当然ガイドブックには載っていないし、日本人が入って来たことで、一瞬先客がザワッとなったことは書き残しておきたい。


「すげー店だな、おい」
「一瞬拉致られるかと思ったわ」
「いやー、NHKの『入りづらい居酒屋』の基隆版があれば、絶対にここですね」と、無事に店に入れたことでとりあえずほっとする我々。

店員は厨房にいるため、サービス的なものは一切ナシ。
ビールも冷蔵庫から勝手に取ってくるタイプのものだと判断し、数本開栓するも、周りの先客が驚きもしないので、これがこの店のスタイルだと認識した。


で、待つこと数分。
やってきました!

ドーーン!



エビの炒めもの!
エビは当然先ほどまで生きていたので、プリップリ。




アサリとバジルの炒めもの!
台湾中華の定番ともいえる一品。

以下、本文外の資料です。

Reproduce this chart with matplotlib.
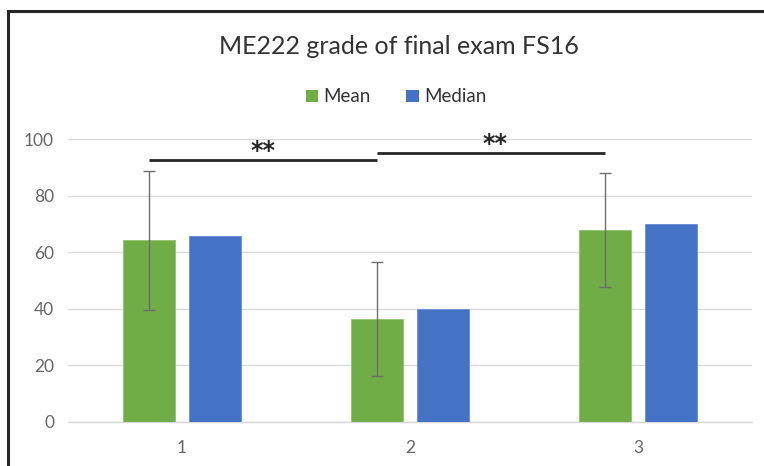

疲れ始めた肝臓に、アサリのやさしい味わいがしみるー。




箸休め的に、空芯菜の炒めもの!
なんか、全部炒めものになってしまったが、それは乏しい語学力のせい。
でも、ニンニクがほどよくきいて好吃。


あっという間に台湾ビールを開けてしまい、黒ビールにまで手を出してみる。






さらに、(を)リクエストの



白魚のフライ。
衣はサクサク、白魚は歯ごたえが残るほどの弾力。
ビールが進むこと、進むこと。


さっきまで屋台街であれだけ食べていたにもかかわらず、ペロリンQ。


店内には、明らかに同伴出勤前のオッサンとおねーちゃんが入って来たり、そこらへんでピンクカラオケを営んでいらっしゃるであろうオネーサマ方が盛り上がっていたりと、絡まれてはいないものの、まったくもって観光の次元とは違う、ディープな基隆が繰り広げられていた。

「いい、いいっ!」と大満足の(を)。
「いやー、基隆って本当にいい町ですね、ゲフッ」とビールのゲップとともに水野晴郎ばりにナイスコメントを残す(や)。

こんだけ食べて飲んでも、確か値段は一人1000円以下。
適当に入ったものの、大成功であった。


すっかりお腹を満たした我々は、夜の帳が下り始めた基隆をあとに、台北へと向かうのだった。
そういえば、今日の宿、決まってないや。